Exercise brief >>
Without including any pictures, write out the listing below exactly.

Dataset excerpt >>
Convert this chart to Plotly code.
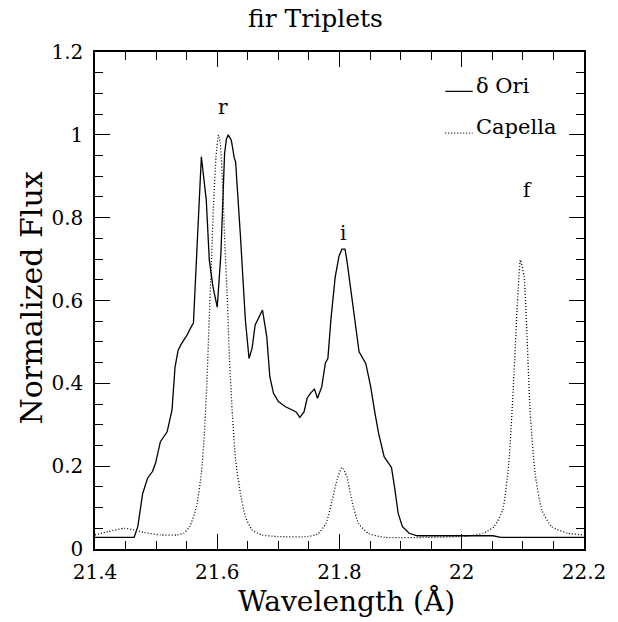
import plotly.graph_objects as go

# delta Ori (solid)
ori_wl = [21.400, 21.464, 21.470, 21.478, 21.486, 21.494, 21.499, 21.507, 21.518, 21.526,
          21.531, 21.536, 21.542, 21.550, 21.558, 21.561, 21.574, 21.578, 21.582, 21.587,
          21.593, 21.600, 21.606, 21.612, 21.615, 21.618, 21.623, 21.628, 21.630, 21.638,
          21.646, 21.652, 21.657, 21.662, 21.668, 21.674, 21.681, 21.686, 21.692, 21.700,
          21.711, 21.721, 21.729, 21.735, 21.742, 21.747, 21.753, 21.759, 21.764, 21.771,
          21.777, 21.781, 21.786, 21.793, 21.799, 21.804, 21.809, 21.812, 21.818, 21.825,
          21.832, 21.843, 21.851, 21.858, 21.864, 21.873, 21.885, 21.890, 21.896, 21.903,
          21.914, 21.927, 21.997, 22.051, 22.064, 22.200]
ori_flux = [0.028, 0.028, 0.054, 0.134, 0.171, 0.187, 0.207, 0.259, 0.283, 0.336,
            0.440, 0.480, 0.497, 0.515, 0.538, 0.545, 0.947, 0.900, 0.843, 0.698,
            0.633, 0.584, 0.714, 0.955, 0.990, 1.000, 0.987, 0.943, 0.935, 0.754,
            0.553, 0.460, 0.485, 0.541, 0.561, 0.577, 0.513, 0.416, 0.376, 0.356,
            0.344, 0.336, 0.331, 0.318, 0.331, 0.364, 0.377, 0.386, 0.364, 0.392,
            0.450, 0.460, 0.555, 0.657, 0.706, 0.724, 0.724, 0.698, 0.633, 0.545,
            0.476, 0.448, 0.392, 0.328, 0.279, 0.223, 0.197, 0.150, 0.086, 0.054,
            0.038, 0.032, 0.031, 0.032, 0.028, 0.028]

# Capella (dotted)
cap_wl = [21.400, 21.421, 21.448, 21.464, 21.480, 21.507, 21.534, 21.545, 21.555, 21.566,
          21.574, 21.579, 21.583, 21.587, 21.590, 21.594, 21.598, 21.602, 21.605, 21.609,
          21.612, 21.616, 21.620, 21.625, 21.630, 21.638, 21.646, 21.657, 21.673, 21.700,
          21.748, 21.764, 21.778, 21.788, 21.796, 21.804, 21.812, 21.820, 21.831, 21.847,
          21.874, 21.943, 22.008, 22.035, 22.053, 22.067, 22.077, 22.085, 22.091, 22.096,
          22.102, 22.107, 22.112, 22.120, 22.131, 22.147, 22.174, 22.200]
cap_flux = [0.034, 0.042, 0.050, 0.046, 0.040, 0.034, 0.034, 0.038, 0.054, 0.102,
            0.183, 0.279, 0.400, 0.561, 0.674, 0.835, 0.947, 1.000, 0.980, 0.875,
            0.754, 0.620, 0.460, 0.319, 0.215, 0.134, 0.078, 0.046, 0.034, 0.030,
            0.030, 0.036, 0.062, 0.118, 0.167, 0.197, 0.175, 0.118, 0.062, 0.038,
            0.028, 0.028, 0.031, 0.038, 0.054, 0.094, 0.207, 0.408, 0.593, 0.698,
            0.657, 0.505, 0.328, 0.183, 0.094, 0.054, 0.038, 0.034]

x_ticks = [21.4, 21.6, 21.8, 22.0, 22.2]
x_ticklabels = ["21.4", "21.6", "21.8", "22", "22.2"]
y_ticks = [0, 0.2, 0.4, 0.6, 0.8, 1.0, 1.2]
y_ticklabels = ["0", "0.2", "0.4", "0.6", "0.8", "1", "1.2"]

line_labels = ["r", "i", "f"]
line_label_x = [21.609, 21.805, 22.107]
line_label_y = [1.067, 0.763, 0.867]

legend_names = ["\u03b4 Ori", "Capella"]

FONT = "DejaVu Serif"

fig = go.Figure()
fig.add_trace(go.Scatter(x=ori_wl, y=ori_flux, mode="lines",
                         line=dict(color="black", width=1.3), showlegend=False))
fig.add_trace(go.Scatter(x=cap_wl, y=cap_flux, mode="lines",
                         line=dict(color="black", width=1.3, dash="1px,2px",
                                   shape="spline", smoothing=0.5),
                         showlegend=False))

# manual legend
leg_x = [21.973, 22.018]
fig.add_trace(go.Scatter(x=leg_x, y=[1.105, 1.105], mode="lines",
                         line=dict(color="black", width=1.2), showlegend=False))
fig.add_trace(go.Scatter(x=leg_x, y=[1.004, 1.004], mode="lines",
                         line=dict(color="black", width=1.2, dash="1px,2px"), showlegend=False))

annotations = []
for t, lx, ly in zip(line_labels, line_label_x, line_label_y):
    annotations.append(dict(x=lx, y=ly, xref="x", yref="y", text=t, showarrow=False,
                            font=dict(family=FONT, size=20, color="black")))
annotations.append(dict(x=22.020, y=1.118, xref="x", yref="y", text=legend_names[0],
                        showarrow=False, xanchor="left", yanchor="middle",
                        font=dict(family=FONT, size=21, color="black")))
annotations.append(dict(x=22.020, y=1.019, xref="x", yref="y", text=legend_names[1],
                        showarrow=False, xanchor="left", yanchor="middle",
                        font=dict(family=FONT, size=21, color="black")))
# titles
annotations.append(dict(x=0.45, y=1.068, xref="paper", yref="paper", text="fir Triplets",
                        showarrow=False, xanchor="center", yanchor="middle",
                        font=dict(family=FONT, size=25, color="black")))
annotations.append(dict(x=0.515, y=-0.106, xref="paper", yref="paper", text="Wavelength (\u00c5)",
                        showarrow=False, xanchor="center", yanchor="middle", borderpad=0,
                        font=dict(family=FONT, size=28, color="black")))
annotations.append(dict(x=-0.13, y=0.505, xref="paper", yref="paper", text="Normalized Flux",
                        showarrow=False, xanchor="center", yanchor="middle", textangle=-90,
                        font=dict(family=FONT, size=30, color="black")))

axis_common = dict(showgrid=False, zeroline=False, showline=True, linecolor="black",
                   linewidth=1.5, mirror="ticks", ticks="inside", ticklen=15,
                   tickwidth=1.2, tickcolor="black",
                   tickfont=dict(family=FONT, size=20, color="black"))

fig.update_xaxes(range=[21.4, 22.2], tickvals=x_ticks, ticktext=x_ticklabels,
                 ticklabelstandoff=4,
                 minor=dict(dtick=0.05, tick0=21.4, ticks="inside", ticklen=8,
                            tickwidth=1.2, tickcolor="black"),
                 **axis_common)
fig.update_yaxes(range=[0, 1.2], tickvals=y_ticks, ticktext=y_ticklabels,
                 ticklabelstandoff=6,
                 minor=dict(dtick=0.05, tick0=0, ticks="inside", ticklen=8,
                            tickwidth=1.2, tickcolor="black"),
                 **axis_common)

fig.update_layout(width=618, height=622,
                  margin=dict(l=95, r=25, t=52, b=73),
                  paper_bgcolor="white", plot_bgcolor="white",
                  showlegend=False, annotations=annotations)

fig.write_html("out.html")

Answer in full >>
Convert this chart to Plotly code.
import plotly.graph_objects as go

# delta Ori (solid)
ori_wl = [21.400, 21.464, 21.470, 21.478, 21.486, 21.494, 21.499, 21.507, 21.518, 21.526,
          21.531, 21.536, 21.542, 21.550, 21.558, 21.561, 21.574, 21.578, 21.582, 21.587,
          21.593, 21.600, 21.606, 21.612, 21.615, 21.618, 21.623, 21.628, 21.630, 21.638,
          21.646, 21.652, 21.657, 21.662, 21.668, 21.674, 21.681, 21.686, 21.692, 21.700,
          21.711, 21.721, 21.729, 21.735, 21.742, 21.747, 21.753, 21.759, 21.764, 21.771,
          21.777, 21.781, 21.786, 21.793, 21.799, 21.804, 21.809, 21.812, 21.818, 21.825,
          21.832, 21.843, 21.851, 21.858, 21.864, 21.873, 21.885, 21.890, 21.896, 21.903,
          21.914, 21.927, 21.997, 22.051, 22.064, 22.200]
ori_flux = [0.028, 0.028, 0.054, 0.134, 0.171, 0.187, 0.207, 0.259, 0.283, 0.336,
            0.440, 0.480, 0.497, 0.515, 0.538, 0.545, 0.947, 0.900, 0.843, 0.698,
            0.633, 0.584, 0.714, 0.955, 0.990, 1.000, 0.987, 0.943, 0.935, 0.754,
            0.553, 0.460, 0.485, 0.541, 0.561, 0.577, 0.513, 0.416, 0.376, 0.356,
            0.344, 0.336, 0.331, 0.318, 0.331, 0.364, 0.377, 0.386, 0.364, 0.392,
            0.450, 0.460, 0.555, 0.657, 0.706, 0.724, 0.724, 0.698, 0.633, 0.545,
            0.476, 0.448, 0.392, 0.328, 0.279, 0.223, 0.197, 0.150, 0.086, 0.054,
            0.038, 0.032, 0.031, 0.032, 0.028, 0.028]

# Capella (dotted)
cap_wl = [21.400, 21.421, 21.448, 21.464, 21.480, 21.507, 21.534, 21.545, 21.555, 21.566,
          21.574, 21.579, 21.583, 21.587, 21.590, 21.594, 21.598, 21.602, 21.605, 21.609,
          21.612, 21.616, 21.620, 21.625, 21.630, 21.638, 21.646, 21.657, 21.673, 21.700,
          21.748, 21.764, 21.778, 21.788, 21.796, 21.804, 21.812, 21.820, 21.831, 21.847,
          21.874, 21.943, 22.008, 22.035, 22.053, 22.067, 22.077, 22.085, 22.091, 22.096,
          22.102, 22.107, 22.112, 22.120, 22.131, 22.147, 22.174, 22.200]
cap_flux = [0.034, 0.042, 0.050, 0.046, 0.040, 0.034, 0.034, 0.038, 0.054, 0.102,
            0.183, 0.279, 0.400, 0.561, 0.674, 0.835, 0.947, 1.000, 0.980, 0.875,
            0.754, 0.620, 0.460, 0.319, 0.215, 0.134, 0.078, 0.046, 0.034, 0.030,
            0.030, 0.036, 0.062, 0.118, 0.167, 0.197, 0.175, 0.118, 0.062, 0.038,
            0.028, 0.028, 0.031, 0.038, 0.054, 0.094, 0.207, 0.408, 0.593, 0.698,
            0.657, 0.505, 0.328, 0.183, 0.094, 0.054, 0.038, 0.034]

x_ticks = [21.4, 21.6, 21.8, 22.0, 22.2]
x_ticklabels = ["21.4", "21.6", "21.8", "22", "22.2"]
y_ticks = [0, 0.2, 0.4, 0.6, 0.8, 1.0, 1.2]
y_ticklabels = ["0", "0.2", "0.4", "0.6", "0.8", "1", "1.2"]

line_labels = ["r", "i", "f"]
line_label_x = [21.609, 21.805, 22.107]
line_label_y = [1.067, 0.763, 0.867]

legend_names = ["\u03b4 Ori", "Capella"]

FONT = "DejaVu Serif"

fig = go.Figure()
fig.add_trace(go.Scatter(x=ori_wl, y=ori_flux, mode="lines",
                         line=dict(color="black", width=1.3), showlegend=False))
fig.add_trace(go.Scatter(x=cap_wl, y=cap_flux, mode="lines",
                         line=dict(color="black", width=1.3, dash="1px,2px",
                                   shape="spline", smoothing=0.5),
                         showlegend=False))

# manual legend
leg_x = [21.973, 22.018]
fig.add_trace(go.Scatter(x=leg_x, y=[1.105, 1.105], mode="lines",
                         line=dict(color="black", width=1.2), showlegend=False))
fig.add_trace(go.Scatter(x=leg_x, y=[1.004, 1.004], mode="lines",
                         line=dict(color="black", width=1.2, dash="1px,2px"), showlegend=False))

annotations = []
for t, lx, ly in zip(line_labels, line_label_x, line_label_y):
    annotations.append(dict(x=lx, y=ly, xref="x", yref="y", text=t, showarrow=False,
                            font=dict(family=FONT, size=20, color="black")))
annotations.append(dict(x=22.020, y=1.118, xref="x", yref="y", text=legend_names[0],
                        showarrow=False, xanchor="left", yanchor="middle",
                        font=dict(family=FONT, size=21, color="black")))
annotations.append(dict(x=22.020, y=1.019, xref="x", yref="y", text=legend_names[1],
                        showarrow=False, xanchor="left", yanchor="middle",
                        font=dict(family=FONT, size=21, color="black")))
# titles
annotations.append(dict(x=0.45, y=1.068, xref="paper", yref="paper", text="fir Triplets",
                        showarrow=False, xanchor="center", yanchor="middle",
                        font=dict(family=FONT, size=25, color="black")))
annotations.append(dict(x=0.515, y=-0.106, xref="paper", yref="paper", text="Wavelength (\u00c5)",
                        showarrow=False, xanchor="center", yanchor="middle", borderpad=0,
                        font=dict(family=FONT, size=28, color="black")))
annotations.append(dict(x=-0.13, y=0.505, xref="paper", yref="paper", text="Normalized Flux",
                        showarrow=False, xanchor="center", yanchor="middle", textangle=-90,
                        font=dict(family=FONT, size=30, color="black")))

axis_common = dict(showgrid=False, zeroline=False, showline=True, linecolor="black",
                   linewidth=1.5, mirror="ticks", ticks="inside", ticklen=15,
                   tickwidth=1.2, tickcolor="black",
                   tickfont=dict(family=FONT, size=20, color="black"))

fig.update_xaxes(range=[21.4, 22.2], tickvals=x_ticks, ticktext=x_ticklabels,
                 ticklabelstandoff=4,
                 minor=dict(dtick=0.05, tick0=21.4, ticks="inside", ticklen=8,
                            tickwidth=1.2, tickcolor="black"),
                 **axis_common)
fig.update_yaxes(range=[0, 1.2], tickvals=y_ticks, ticktext=y_ticklabels,
                 ticklabelstandoff=6,
                 minor=dict(dtick=0.05, tick0=0, ticks="inside", ticklen=8,
                            tickwidth=1.2, tickcolor="black"),
                 **axis_common)

fig.update_layout(width=618, height=622,
                  margin=dict(l=95, r=25, t=52, b=73),
                  paper_bgcolor="white", plot_bgcolor="white",
                  showlegend=False, annotations=annotations)

fig.write_html("out.html")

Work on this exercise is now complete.